Whereas The Norwegian Domination offers a broad view of the Norwegian realm as a political entity, and thus serves primarily as an introduction to the subject, Taxes, Tributes and Tributary Lands is sharply focused on the complex origins of taxation and its mechanism throughout the realm. Notwithstanding the alliteration, such close scrutiny of financial techniques and the conceptual dimensions of exchange would have prompted many to adopt a more inviting title. But this non-issue is forgotten once Imsen's straightforward introduction is underway, with its broad brush-stroke painting of the basic issues at hand and the ways in which the contributors grapple with them. The articles that follow are arranged geographically into four parts, allowing comfortable navigation around the Norse Britain communities, Iceland, eastern and southern Scandinavia and the Baltic, and the Scandinavian frontiers. There is no general conclusion and the authors are evidently free from demands for overall consistency with regard to their separate bibliographies.
More than a decade ago, Hillay Zmora observed that the "modern state was born in Western Europe in the fourteenth century, the natural child of war and taxation." (Monarchy, Aristocracy and the State, 8). His conclusion echoes the longstanding conviction among historians that the growth of a centralized and bureaucratic administration designed for extracting capital systematically and by force from its subjects, i.e. taxation, is a key element in the transition towards the modern state. This conviction is evidently shared by the authors of Taxes as consistently they identify the transition from tributes to taxes as universal evidence of state formation. Unlike Zmora, however, who argued that the driving force behind the process lay in the changing nature of conflict and the way it was managed and financed by state authorities, the authors of Taxes offer few if any concentrated thoughts on what forces exactly, whether warfare or something else, drove the changes they describe. Although this is admittedly not a prescribed objective of the volume, the absence of engagement with this subject is nonetheless puzzling at times. Other worthy issues are, however, brought to the fore, such as whether ouncelands and pennylands in the west reflect a Norwegian influence or native structures, whether Icelanders saw their dues to the king as a tribute or tax, or whether skattland, "tax province," should be treated as a general model in context of Scandinavian state formation or as a circumscribed category within Norwegian discourse.
Behind many of these debates lies the problematic ambiguity of terminology in the sources with regard to enforced payments or levies. Apart from Historia Norwegie's early (late-twelfth-century) and isolated heading De tributarii insulis, the term skattland only surfaces in, or was coined for, King Magnús lagabætir's late-thirteenth-century law codes. Moreover, the term skattland remains peculiar to Norwegian legal terminology while skattr, "a payment due," is universal and surely old. The difficulties of disentangling shades of meaning attached to terms such as skattr stem fundamentally from their prolonged and highly contextual application--aside from the evident fact that exchange in pre-modern societies is rarely free from political and social implications.
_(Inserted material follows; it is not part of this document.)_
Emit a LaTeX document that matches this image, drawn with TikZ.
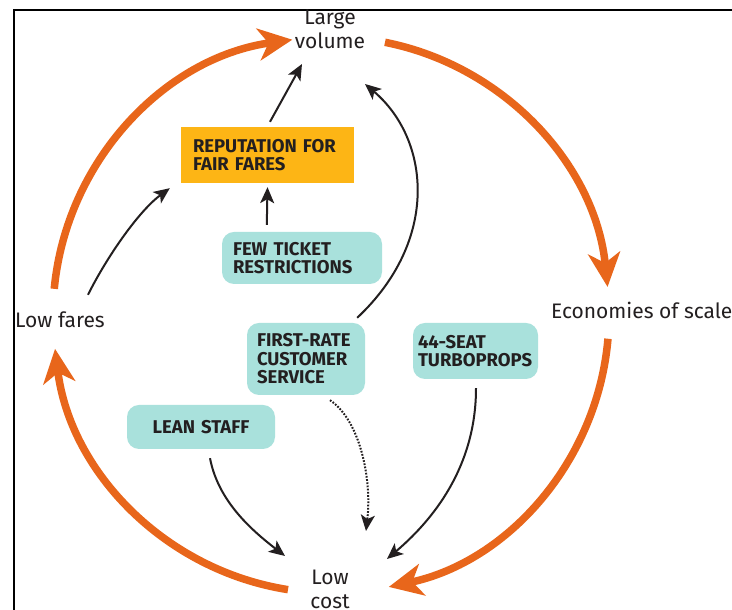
\documentclass[tikz,border=0pt]{standalone}
\usepackage{fontspec}
\setmainfont{Fira Sans}
\usetikzlibrary{arrows.meta}
\definecolor{cycleorange}{HTML}{E8661B}
\definecolor{gold}{HTML}{FDB515}
\definecolor{teal}{HTML}{A9E1DC}
\definecolor{ink}{HTML}{231F20}
\begin{document}
\begin{tikzpicture}[x=1pt,y=1pt,
  lbl/.style={inner sep=0pt,align=center,text=ink,font=\fontsize{21}{24}\selectfont},
  boxfont/.style={font=\fontsize{18.5}{18.5}\selectfont\bfseries},
  factor/.style={boxfont,rounded corners=12pt,fill=teal,text=ink,inner ysep=0pt,align=left},
  cycle/.style={draw=cycleorange,line width=7.5pt,
    -{Stealth[length=34pt,width=32pt,inset=10pt]}},
  link/.style={draw=ink,line width=2pt,
    -{Stealth[length=16pt,width=14pt,inset=4pt]}},
  weak/.style={link,dash pattern=on 1.7pt off 1.5pt}]
\useasboundingbox (0,0) rectangle (732,610);
\fill[white] (0,0) rectangle (732,610);
\draw[line width=2pt] (13.5,-2) -- (13.5,600) -- (734,600);

% outcome labels on the loop
\node[lbl] (vol) at (330,581) {Large\\volume};
\node[lbl,anchor=west] (fares) at (15,290) {Low fares};
\node[lbl,anchor=west] (scale) at (551,300) {Economies of scale};
\node[lbl] (cost) at (330,21) {Low\\cost};

% policy boxes
\node[boxfont,fill=gold,text=ink,align=left,inner xsep=12pt,inner ysep=0pt,
  text width=149pt,minimum height=56pt]
  (rep) at (267.5,455) {REPUTATION~FOR\\FAIR~FARES};
\node[factor,inner xsep=11pt,text width=138pt,minimum height=52pt]
  (few) at (302,352) {FEW~TICKET\\RESTRICTIONS};
\node[factor,inner xsep=10pt,text width=98pt,minimum height=72pt]
  (first) at (306,251) {FIRST-RATE\\CUSTOMER\\SERVICE};
\node[factor,inner xsep=5pt,text width=115pt,minimum height=56pt]
  (seat) at (475.5,259) {44-SEAT\\TURBOPROPS};
\node[factor,align=center,inner xsep=10pt,text width=128pt,minimum height=44pt]
  (lean) at (201,183) {LEAN~STAFF};

% the reinforcing loop
\coordinate (c) at (331,295);
\draw[cycle] ([shift={(174.6:278)}]c) arc[start angle=174.6,end angle=98,radius=278];
\draw[cycle] ([shift={(78.8:278)}]c) arc[start angle=78.8,end angle=5.8,radius=278];
\draw[cycle] ([shift={(-4.9:278)}]c) arc[start angle=-4.9,end angle=-78,radius=278];
\draw[cycle] ([shift={(-98.9:278)}]c) arc[start angle=-98.9,end angle=-173,radius=278];

% contributing links
\draw[link] ([shift={(28,17)}]fares.north) .. controls +(20,40) and +(-30,-22) .. ([shift={(-11,-5)}]rep.south west);
\draw[link] ([shift={(2.5,5)}]rep.north) -- ([shift={(-28,-35)}]vol.center);
\draw[link] ([shift={(45,7)}]few.north west) -- ([shift={(0,-4)}]rep.south);
\draw[link] ([shift={(-8,5)}]first.north east) .. controls +(83,78) and +(65,-55) .. ([shift={(35,-55)}]vol.center);
\draw[weak] ([shift={(24,-5)}]first.south) .. controls +(30,-20) and +(6,52) .. ([shift={(36,58)}]cost.center);
\draw[link] ([shift={(9,-9)}]lean.south) .. controls +(8,-42) and +(-35,27) .. ([shift={(-45,33)}]cost.center);
\draw[link] ([shift={(0.5,-9)}]seat.south) .. controls +(0,-72) and +(53,45) .. ([shift={(57,30)}]cost.center);
\end{tikzpicture}
\end{document}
These difficulties are highlighted by Helgi Þorláksson's and Jón Viðar Sigurðsson's debate on what it meant to the Icelandic elite to submit to royal overlordship via regular payments in the thirteenth century. Jón Viðar insists that the skattr involved was primarily the negotiated results of friendship between the king and his Icelandic subjects, as evidenced by the mutuality of their agreement and the sources' application of the term skattgjafir for the occasion, literally "payment-gifts." This is problematic. Firstly, the mutuality of the relationship, that is the king's obligation to keep the peace and the non-violence of specified legal rights, is quite universal to medieval lordship and most certainly lies at the heart of pre-modern ideologies of kingship. Medieval and early modern kings commonly and successfully levied taxes without the slightest implication of them being exempt from obligations such as promoting peace and protecting the law. Nor is Gamli sáttmáli unique in this context in medieval history in any way: whenever the ruling class surrendered power to a higher authority such as a king it commonly ensured that the restrictions that came with it were spelled out. Political absolutism was foreign to them. Secondly, it is not obvious that there is a nuanced difference between skattr and skattgjafir. The latter term is infrequent in the Old Norse corpus compared to the former, and its application in the Icelandic manuscript AM 639 4to (ca. 1400, Pétrs saga postula), for example, alongside skattr does not suggest sharp distinction between the two (consider also skattgjafaskylda in Rímbegla's AM 732 b 4to manuscript from ca. 1300-1325). Furthermore, although the term is certainly used in Hákonar saga when referring to the payments in question, both Sturlunga saga and all extant versions of Gissurarsáttmáli and Gamli sáttmáli label it skattr throughout (the term is found nowhere in Sturlunga saga, which habitually refers to royal taxes and/or tributes as skattr). Helgi's sober treatment of the payments as a tax is more sensible and convincing. In summarizing the debate in his introduction, Steinar Imsen somewhat amusingly avoids the minefield altogether, only commenting: "I will refrain from sticking my nose into this debate..." (21).
This is but one example of a number of issues up for debate. Overall, the book offers much to students of power, law, and economic history in medieval Scandinavia. In addition to Helgi's article, I found Ian Beuermann's, Már Jónsson and Patricia Boulhosa's, Nils Blomkvist's, and Thomas Lindkvist's particularly illuminating. That I find myself obliged to quibble about a minor but all the more irritating flaw that immediately catches the eye is therefore not meant to distract from my otherwise wholehearted recommendation: a single article contains misspellings in Old Norse and Icelandic titles and names that are beyond acceptable, aside from other errors and inconsistencies in referencing.